A final set of computational approaches for networks takes advanced randomness for the analysis. These methods illustrate how thinking through networks may require unconventional perspectives, especially for social scientists. At the same time, these approaches illustrate the benefits of computational analysis compared with traditional descriptive tools.
A random walk is a method to examine the structures and their properties in the network. The random walk starts from a random node in the network and develops a path between that random node and another node within a specified distance (see Example 4.3). We choose randomly one tie of that node and move to the connected node. Therefore, we establish a path between these nodes. We repeat the process from the connected node, i.e. choose a random tie to move forward, until the desired path distance is reached.
The random walk approach can be used to analyse the nodes and their attributes in this random path.
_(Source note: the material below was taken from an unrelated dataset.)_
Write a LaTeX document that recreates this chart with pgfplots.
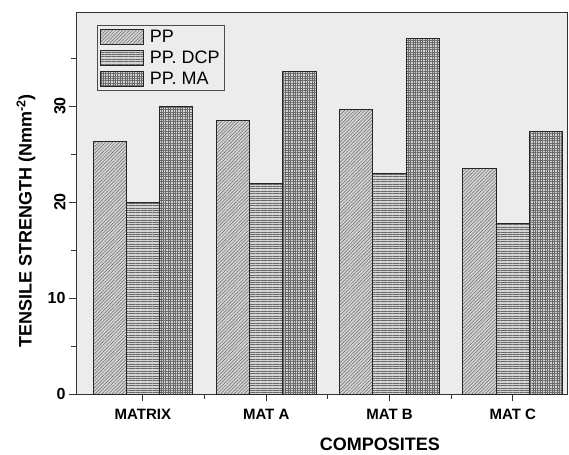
\documentclass[border=0pt]{standalone}
\usepackage{fontspec}
\setmainfont{Liberation Sans}
\usepackage{pgfplots}
\pgfplotsset{compat=1.18}
\usetikzlibrary{patterns.meta}
\definecolor{bgray}{RGB}{236,236,236}
\definecolor{barfill}{RGB}{212,212,212}
\definecolor{patcol}{RGB}{105,105,105}
\begin{document}
\begin{tikzpicture}[x=1bp,y=1bp]
\useasboundingbox (-76bp,-61bp) rectangle (493bp,394bp);
\begin{axis}[
  at={(0,0)}, anchor=south west,
  scale only axis,
  width=491bp, height=381bp,
  xmin=-0.543, xmax=3.44,
  ymin=0, ymax=39.7,
  ybar=0pt,
  bar width=0.27,
  axis background/.style={fill=bgray},
  axis line style={line width=1pt, black!80},
  xtick={0,1,2,3},
  xticklabels={MATRIX,MAT A,MAT B,MAT C},
  minor xtick={0.5,1.5,2.5},
  ytick={0,10,20,30},
  yticklabels={0,10,\rotatebox{90}{20},\rotatebox{90}{30}},
  minor ytick={5,15,25,35},
  tick align=outside,
  major tick length=7bp, minor tick length=5bp,
  tick style={line width=1pt, black!80},
  xtick pos=bottom, ytick pos=left,
  /pgf/number format/assume math mode=true,
  xticklabel style={font=\fontsize{15bp}{17bp}\selectfont\bfseries, yshift=-5bp},
  yticklabel style={font=\fontsize{16bp}{18bp}\selectfont\bfseries},
  xlabel={COMPOSITES},
  ylabel={TENSILE STRENGTH (Nmm\textsuperscript{-2})},
  label style={font=\fontsize{18bp}{20bp}\selectfont\bfseries},
  xlabel style={at={(axis description cs:0.619,-0.132)}, anchor=center},
  ylabel style={at={(axis description cs:-0.102,0.454)}, anchor=center},
  area legend,
  legend cell align=left,
  legend style={at={(0.043,0.968)}, anchor=north west, fill=bgray, draw=black!70, line width=0.8pt,
    font=\fontsize{18bp}{21bp}\selectfont, row sep=2bp, inner sep=2bp,
    nodes={inner sep=2.5bp}},
  legend image code/.code={\draw[#1, line width=1pt] (0bp,-7.5bp) rectangle (43bp,7.5bp); \path (47bp,0bp);},
  every axis plot/.append style={draw=black!85, line width=0.9pt},
]
\addplot[fill=barfill, postaction={pattern={Lines[angle=45,distance=2.4bp,line width=0.5bp]}, pattern color=patcol}]
  coordinates {(0,26.35) (1,28.5) (2,29.6) (3,23.5)};
\addplot[fill=barfill, postaction={pattern={Lines[angle=0,distance=2.4bp,line width=0.5bp]}, pattern color=patcol}]
  coordinates {(0,20.0) (1,21.9) (2,23.0) (3,17.8)};
\addplot[fill=barfill, postaction={pattern={Hatch[angle=0,distance=2.4bp,line width=0.5bp]}, pattern color=patcol}]
  coordinates {(0,30.0) (1,33.6) (2,37.0) (3,27.4)};
\legend{PP,PP. DCP,PP. MA}
\end{axis}
\end{tikzpicture}
\end{document}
Usually, we are not interested in a single random walk but rather repeat them several times. The random walk approach allows us to describe the network and its structure. Unlike traditional descriptive approaches, this approach works in large-scale networks but can also be adapted to various social science questions and theories. For example, Garimella et al. (2016) measure polarisation in a network by examining if a random walk returned to the same community it originated with or not. In the United States, this would mean that if we start from a democrat in the social network, we are interested in if the random walk ends with a democrat or a republican.
All methods discussed above are limited as they describe or quantify a single network. However, they cannot answer the question of how unique the network is with its attributes. To illustrate, if we see a person who is 215 cm tall, is that a high number or a low number for height? Similarly, if our network has a mean degree of five, is that a high degree or a low degree? To allow us to make such an analysis, we must be able to conduct comparisons. However, the challenge with networks is that there is not enough network data to allow us to draw such conclusions. Instead, we use techniques that allow us to generate these comparison points, in a similar fashion to how advanced statistics may use bootstrapping to examine distributions.
The second utilisation of randomness for network analysis is exponential random graph models. We are interested in understanding how the network is built and what causes ties between nodes. The approach is similar to regression models; however, we are unable to use them directly to predict if a tie exists between two nodes. The network structure makes the data points dependable, thus violating some of the assumptions. Rather, computationally, several similar kinds of networks are created based on the data. Then the real network is compared with these random networks. Based on this process, we can make inferences on the types of ties that exist in the network.